Due to the bounded rationality of decision-makers and the substitution effect of non-green products, retailers are not always profitable when selling green products. To assist retailers who may be disadvantaged in the game, this study constructs a two-stage green supply chain game model, considering the bounded rationality of decision-makers and the substitution effect of non-green products, and analyzes the impacts of two operational strategies that retailers can adopt—price-cutting strategy and early replenishment strategy. The research reveals that retailers tend to lower prices in the second stage when price reductions stimulate consumer purchases, enhancing their profitability.
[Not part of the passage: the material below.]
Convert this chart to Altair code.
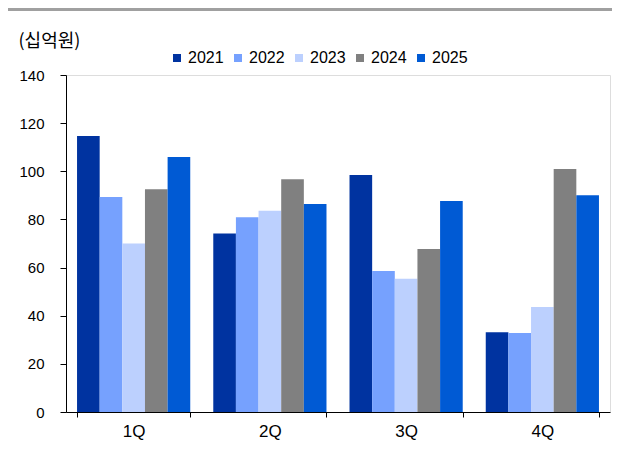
import altair as alt
import pandas as pd

quarters = ["1Q", "2Q", "3Q", "4Q"]
years = ["2021", "2022", "2023", "2024", "2025"]
v2021 = [114.7, 74.2, 98.5, 33.1]
v2022 = [89.3, 80.9, 58.6, 32.8]
v2023 = [70.0, 83.6, 55.4, 43.6]
v2024 = [92.5, 96.7, 67.7, 101.0]
v2025 = [105.9, 86.4, 87.7, 90.0]
colors = ["#0033a0", "#76a1fe", "#bcd0fe", "#808080", "#005ad4"]
y_ticks = [0, 20, 40, 60, 80, 100, 120, 140]

series = [v2021, v2022, v2023, v2024, v2025]
rows = []
for yr, vals in zip(years, series):
    for q, v in zip(quarters, vals):
        rows.append({"quarter": q, "year": yr, "value": v})
df = pd.DataFrame(rows)

FONT = "Liberation Sans, Arial, sans-serif"
KFONT = "Noto Sans CJK KR"

bars = alt.Chart(df).mark_bar().encode(
    x=alt.X("quarter:N", sort=quarters,
            scale=alt.Scale(paddingInner=0.169, paddingOuter=0.081),
            axis=alt.Axis(title=None, labelAngle=0, tickBand="extent",
                          labelFontSize=17, labelFont=FONT, labelColor="#000",
                          labelPadding=6, tickSize=5, tickColor="#000",
                          domainColor="#000", grid=False)),
    xOffset=alt.XOffset("year:N", sort=years, scale=alt.Scale(paddingInner=0, paddingOuter=0)),
    y=alt.Y("value:Q", scale=alt.Scale(domain=[0, 140], nice=False),
            axis=alt.Axis(values=y_ticks, title="(십억원)", titleAngle=0,
                          titleAlign="left", titleBaseline="middle",
                          titleX=-48, titleY=-34, titleFont=KFONT,
                          titleFontSize=18, titleFontWeight="normal", titleColor="#000",
                          labelFontSize=15, labelFont=FONT, labelColor="#000",
                          labelPadding=16, tickSize=6, tickColor="#000",
                          domainColor="#000", grid=False)),
    color=alt.Color("year:N", sort=years,
                    scale=alt.Scale(domain=years, range=colors),
                    legend=alt.Legend(title=None, orient="none", direction="horizontal",
                                      columns=5, legendX=103, legendY=-25,
                                      symbolType="square", symbolSize=64,
                                      symbolStrokeWidth=0, labelFontSize=16,
                                      labelFont=FONT, labelColor="#000",
                                      labelOffset=3, columnPadding=6)),
)

top_line = alt.Chart(pd.DataFrame({"a": [0]})).mark_rule(color="#a0a0a0", strokeWidth=3).encode(
    x=alt.value(-58), x2=alt.value(546), y=alt.value(-65.5)
)

chart = alt.layer(top_line, bars).properties(
    width=544, height=337,
    autosize=alt.AutoSizeParams(type="none"),
    padding={"left": 58, "top": 67, "right": 2, "bottom": 36},
).configure_view(stroke=None).configure(background="white")

chart.save("out.html", embed_options={"renderer": "svg", "actions": False})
However, strategic retailers may raise prices in the first stage to create room for discounts later, potentially harming consumer interests. Contrary to expectations, anticipating future demand does not always improve supply chain profitability in the early replenishment strategy, which mainly depends on the market environment. Early replenishment deprives retailers of negotiation leverage in the second stage, and bulk orders may lead manufacturers to over-invest in green innovation. Therefore, this strategy is effective only when green innovation costs are low, consumer environmental awareness is high, or price sensitivity is low.